私自身、墨との対話を通じて、自分自身を深く見つめ直す機会を得てきました。

墨を磨る時間は、瞑想のように静かで心を落ち着かせてくれます。
その過程で、ただ文字を書くという行為を超え、自分の内面と向き合う時間が自然と生まれます。
このように墨を通じて得られる感覚は、書道の上達だけでなく、自分自身の成長にもつながります。

さらに、墨の種類や濃淡の変化を知ることは、書の表現力を広げる鍵になります。
例えば、濃い墨を使うことで力強さや緊張感を表現し、淡い墨を用いることで柔らかさや繊細さを伝えることができます。

それぞれの墨が持つ特性を知り、自分の作品に活かすことで、書道は単なる技術から、より個性的で心のこもった芸術へと変わっていくのです。

墨を知ることは、書道を学ぶ上で欠かせないステップです。
それは、文字を美しく書くためだけでなく、自分の感情や考えをより深く表現するための重要なプロセスでもあります。

墨の奥深さを知り、自分の書に取り入れることで、書道がさらに楽しく、充実したものになるでしょう。

まとめ:書道 墨の魅力を体感しよう

書道の上達には、墨の使い方や選び方を理解することが不可欠です。
固形墨の手間を楽しむプロセスや、墨液の便利さを活用した効率的な練習を通じて、書道の世界はさらに広がります。
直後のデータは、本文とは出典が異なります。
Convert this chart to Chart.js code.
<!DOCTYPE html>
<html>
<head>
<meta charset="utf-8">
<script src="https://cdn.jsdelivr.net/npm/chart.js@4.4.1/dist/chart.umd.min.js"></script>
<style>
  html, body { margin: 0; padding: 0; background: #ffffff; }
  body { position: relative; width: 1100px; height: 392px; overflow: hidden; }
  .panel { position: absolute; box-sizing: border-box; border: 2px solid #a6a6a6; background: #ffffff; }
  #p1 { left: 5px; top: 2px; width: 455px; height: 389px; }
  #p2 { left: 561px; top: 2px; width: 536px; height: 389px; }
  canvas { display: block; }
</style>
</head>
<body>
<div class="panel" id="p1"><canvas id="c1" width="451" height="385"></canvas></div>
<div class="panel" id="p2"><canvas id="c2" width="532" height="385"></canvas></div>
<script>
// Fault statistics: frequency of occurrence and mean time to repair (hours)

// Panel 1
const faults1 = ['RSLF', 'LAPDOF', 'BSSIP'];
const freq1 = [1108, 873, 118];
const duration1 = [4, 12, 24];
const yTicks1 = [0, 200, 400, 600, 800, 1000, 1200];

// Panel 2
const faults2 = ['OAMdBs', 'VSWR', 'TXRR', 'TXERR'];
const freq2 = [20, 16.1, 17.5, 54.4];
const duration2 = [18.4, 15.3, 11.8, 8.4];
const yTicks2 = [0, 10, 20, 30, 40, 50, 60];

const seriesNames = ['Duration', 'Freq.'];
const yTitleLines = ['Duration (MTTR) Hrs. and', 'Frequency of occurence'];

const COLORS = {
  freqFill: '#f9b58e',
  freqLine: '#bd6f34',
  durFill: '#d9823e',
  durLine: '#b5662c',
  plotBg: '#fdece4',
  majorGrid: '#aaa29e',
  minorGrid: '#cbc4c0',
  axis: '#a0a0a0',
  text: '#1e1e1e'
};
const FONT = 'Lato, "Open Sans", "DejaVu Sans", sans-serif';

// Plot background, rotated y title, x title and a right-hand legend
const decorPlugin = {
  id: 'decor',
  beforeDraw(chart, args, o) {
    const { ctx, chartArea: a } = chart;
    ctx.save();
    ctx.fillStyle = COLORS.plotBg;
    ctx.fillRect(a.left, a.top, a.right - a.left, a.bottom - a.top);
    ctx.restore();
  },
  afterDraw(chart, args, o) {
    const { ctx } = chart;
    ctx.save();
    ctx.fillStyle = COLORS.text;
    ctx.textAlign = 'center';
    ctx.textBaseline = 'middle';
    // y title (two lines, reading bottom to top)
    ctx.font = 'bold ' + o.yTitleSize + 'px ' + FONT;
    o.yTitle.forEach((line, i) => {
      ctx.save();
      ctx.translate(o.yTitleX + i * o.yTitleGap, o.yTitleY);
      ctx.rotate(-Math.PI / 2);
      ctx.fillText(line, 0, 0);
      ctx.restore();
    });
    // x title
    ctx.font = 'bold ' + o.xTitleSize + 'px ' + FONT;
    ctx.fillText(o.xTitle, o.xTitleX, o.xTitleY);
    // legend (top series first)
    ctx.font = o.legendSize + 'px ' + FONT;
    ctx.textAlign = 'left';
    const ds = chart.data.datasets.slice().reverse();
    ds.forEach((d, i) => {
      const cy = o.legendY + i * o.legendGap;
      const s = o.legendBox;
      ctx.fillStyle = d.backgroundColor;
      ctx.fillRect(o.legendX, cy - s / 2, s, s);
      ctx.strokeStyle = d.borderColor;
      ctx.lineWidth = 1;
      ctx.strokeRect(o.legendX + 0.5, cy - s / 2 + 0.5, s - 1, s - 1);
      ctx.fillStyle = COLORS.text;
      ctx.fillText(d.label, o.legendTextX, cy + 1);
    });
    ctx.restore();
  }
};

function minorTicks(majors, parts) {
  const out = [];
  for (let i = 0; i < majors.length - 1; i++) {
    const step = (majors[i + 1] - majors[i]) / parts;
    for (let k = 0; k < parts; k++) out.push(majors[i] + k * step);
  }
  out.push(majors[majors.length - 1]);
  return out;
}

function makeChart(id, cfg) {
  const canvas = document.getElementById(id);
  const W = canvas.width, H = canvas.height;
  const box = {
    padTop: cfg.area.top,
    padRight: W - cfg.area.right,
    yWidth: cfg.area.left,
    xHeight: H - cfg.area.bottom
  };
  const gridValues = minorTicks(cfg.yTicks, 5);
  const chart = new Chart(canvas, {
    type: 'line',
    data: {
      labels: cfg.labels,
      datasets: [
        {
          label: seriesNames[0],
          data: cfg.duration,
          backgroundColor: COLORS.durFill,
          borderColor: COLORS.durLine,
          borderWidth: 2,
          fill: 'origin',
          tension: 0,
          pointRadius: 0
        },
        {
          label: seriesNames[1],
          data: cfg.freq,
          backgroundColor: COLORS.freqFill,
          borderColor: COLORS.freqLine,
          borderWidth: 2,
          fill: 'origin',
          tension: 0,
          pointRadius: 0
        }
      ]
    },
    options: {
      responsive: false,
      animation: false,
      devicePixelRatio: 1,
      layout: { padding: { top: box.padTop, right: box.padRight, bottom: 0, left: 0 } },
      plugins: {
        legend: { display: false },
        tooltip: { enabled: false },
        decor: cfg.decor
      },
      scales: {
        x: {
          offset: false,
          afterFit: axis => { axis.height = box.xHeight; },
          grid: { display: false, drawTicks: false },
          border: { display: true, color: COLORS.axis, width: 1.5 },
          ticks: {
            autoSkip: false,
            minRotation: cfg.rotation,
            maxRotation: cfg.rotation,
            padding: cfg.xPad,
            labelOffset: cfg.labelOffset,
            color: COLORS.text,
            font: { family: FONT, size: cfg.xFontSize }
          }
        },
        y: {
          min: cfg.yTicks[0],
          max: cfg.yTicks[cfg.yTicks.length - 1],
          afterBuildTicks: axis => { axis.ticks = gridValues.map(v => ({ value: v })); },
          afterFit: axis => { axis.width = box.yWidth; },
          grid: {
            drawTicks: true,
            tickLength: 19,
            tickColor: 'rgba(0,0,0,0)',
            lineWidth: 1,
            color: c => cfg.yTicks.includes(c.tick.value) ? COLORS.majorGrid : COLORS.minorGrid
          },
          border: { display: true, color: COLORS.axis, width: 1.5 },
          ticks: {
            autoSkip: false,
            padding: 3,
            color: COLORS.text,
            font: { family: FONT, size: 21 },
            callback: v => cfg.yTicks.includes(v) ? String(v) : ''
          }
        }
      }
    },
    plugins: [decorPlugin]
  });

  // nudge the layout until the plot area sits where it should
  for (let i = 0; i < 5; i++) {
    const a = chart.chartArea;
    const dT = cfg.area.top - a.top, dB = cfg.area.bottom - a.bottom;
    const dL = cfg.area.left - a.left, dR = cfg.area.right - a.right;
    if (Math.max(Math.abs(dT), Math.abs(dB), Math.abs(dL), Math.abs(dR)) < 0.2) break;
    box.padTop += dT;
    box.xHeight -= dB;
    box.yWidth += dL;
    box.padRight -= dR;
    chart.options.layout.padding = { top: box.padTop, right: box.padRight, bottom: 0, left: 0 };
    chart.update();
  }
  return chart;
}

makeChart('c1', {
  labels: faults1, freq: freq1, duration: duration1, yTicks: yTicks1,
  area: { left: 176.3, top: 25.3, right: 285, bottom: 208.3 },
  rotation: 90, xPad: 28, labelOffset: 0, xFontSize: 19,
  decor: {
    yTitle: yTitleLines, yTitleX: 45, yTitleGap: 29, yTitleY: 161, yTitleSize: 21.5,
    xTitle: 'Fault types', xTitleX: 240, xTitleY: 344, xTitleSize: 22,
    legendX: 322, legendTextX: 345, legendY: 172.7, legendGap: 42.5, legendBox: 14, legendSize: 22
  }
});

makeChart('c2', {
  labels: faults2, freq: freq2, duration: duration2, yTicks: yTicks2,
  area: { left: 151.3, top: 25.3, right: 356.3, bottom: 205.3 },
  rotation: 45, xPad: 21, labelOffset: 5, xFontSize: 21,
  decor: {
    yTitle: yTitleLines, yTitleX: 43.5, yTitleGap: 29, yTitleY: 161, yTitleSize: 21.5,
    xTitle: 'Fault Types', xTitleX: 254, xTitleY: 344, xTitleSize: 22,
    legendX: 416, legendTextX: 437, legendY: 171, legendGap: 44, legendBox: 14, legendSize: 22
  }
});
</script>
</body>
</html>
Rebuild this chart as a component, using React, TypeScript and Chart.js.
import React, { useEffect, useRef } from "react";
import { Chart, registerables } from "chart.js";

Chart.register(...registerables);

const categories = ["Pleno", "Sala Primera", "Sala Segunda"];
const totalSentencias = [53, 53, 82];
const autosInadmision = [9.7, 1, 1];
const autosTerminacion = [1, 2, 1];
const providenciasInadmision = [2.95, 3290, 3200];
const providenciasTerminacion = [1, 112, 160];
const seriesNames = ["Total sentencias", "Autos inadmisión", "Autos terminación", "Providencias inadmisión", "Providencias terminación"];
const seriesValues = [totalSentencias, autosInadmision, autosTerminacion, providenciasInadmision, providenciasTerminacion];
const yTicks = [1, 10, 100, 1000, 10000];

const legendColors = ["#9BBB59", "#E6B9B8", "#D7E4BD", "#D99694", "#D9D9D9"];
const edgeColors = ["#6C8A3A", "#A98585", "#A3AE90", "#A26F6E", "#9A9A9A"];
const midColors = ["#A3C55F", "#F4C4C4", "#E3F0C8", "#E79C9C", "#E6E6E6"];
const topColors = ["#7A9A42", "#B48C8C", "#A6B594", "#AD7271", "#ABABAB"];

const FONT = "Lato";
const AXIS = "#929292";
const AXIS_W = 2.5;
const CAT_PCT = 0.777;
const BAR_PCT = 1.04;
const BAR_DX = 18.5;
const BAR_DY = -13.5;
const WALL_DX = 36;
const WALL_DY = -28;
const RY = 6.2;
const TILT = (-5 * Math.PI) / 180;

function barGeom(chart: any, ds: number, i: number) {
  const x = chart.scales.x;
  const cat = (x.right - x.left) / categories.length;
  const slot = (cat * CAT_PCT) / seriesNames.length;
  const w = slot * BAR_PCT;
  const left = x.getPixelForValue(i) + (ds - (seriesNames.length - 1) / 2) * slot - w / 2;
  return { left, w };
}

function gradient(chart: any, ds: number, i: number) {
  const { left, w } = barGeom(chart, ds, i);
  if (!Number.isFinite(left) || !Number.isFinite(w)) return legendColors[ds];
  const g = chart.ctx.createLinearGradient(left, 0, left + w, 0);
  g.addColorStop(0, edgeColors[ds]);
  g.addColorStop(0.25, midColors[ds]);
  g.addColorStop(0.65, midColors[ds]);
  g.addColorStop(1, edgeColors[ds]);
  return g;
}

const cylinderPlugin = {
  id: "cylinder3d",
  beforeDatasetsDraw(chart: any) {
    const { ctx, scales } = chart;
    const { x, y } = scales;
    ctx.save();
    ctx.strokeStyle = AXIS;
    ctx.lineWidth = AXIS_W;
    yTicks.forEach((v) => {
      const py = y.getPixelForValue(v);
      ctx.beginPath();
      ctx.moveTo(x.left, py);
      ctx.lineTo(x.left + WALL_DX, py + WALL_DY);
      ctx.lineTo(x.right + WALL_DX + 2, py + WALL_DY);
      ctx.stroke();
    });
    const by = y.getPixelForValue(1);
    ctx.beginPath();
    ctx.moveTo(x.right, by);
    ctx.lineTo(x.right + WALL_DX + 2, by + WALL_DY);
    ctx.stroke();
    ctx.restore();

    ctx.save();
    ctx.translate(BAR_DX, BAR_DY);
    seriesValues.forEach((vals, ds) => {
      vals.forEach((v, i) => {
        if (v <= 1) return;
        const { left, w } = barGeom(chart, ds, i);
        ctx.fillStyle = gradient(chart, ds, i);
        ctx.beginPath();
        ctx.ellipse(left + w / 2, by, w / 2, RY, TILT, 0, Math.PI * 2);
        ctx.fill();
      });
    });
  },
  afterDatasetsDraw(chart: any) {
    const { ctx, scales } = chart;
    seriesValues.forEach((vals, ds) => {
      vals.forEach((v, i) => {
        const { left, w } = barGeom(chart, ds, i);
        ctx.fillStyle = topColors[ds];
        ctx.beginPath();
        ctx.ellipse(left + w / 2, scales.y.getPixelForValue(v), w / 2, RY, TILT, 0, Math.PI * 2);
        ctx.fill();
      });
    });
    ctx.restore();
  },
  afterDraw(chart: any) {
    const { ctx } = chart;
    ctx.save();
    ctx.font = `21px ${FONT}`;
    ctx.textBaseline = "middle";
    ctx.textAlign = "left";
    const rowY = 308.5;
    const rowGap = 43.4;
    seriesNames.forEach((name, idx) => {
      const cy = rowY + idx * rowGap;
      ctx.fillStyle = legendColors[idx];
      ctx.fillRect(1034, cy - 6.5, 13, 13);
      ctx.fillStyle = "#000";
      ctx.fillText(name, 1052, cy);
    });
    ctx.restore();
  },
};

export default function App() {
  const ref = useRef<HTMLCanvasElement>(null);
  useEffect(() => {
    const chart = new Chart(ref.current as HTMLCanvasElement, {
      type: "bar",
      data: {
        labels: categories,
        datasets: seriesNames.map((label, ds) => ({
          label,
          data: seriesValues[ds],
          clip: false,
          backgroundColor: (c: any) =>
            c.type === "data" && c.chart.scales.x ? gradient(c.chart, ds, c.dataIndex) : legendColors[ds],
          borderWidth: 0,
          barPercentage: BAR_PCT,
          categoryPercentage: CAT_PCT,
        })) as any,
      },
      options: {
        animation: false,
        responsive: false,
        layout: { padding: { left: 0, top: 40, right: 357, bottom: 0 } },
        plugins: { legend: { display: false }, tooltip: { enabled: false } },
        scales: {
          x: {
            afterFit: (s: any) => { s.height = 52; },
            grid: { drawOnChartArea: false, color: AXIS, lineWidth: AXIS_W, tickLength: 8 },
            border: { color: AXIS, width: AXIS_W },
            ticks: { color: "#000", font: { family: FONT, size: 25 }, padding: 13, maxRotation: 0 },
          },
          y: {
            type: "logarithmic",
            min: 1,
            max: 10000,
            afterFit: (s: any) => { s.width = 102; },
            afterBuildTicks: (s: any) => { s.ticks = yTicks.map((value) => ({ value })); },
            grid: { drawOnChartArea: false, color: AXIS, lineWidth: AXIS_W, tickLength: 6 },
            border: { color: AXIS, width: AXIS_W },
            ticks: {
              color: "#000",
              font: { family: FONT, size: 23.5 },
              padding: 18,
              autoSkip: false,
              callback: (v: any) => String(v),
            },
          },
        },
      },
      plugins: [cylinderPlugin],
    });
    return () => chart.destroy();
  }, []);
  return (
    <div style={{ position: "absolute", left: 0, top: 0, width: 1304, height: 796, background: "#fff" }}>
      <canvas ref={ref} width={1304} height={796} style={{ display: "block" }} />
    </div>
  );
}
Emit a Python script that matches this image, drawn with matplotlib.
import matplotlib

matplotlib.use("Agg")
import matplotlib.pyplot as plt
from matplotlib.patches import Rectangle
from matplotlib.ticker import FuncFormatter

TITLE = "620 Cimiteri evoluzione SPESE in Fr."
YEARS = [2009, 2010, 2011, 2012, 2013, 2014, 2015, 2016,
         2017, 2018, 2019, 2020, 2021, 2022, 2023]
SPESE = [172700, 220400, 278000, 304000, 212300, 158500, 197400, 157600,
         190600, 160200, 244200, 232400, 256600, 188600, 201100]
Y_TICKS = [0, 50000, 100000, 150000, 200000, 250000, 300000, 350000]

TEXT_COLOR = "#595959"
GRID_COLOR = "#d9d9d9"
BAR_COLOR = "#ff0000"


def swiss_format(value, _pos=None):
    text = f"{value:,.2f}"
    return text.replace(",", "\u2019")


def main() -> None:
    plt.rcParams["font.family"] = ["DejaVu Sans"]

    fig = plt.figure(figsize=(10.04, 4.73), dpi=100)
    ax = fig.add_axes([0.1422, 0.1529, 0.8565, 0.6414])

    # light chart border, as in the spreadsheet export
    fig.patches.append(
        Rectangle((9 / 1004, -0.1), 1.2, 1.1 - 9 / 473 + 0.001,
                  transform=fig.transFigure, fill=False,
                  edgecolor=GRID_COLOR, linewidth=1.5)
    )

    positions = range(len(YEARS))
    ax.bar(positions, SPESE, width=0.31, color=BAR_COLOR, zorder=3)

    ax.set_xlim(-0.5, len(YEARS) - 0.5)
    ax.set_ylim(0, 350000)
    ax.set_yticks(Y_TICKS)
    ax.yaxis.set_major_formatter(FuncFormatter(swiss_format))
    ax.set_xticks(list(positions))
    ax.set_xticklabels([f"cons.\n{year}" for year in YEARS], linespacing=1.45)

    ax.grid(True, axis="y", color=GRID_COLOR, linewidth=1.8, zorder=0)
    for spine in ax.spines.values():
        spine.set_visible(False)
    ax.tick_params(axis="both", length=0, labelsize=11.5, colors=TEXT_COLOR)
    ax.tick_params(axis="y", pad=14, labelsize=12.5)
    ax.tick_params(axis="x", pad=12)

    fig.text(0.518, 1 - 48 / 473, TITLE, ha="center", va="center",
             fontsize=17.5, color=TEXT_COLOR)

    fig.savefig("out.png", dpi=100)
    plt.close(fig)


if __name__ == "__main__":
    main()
「書道 墨」を深く学ぶことで、作品への向き合い方や表現の幅が驚くほど変わるでしょう。
また、墨との対話は、自分自身を見つめ直し、内面を豊かにする時間でもあります。

墨の種類や使い方を通じて、あなたの書道ライフをさらに彩り豊かにしてください。
その先には、書道の新たな楽しさと感動がきっと待っています。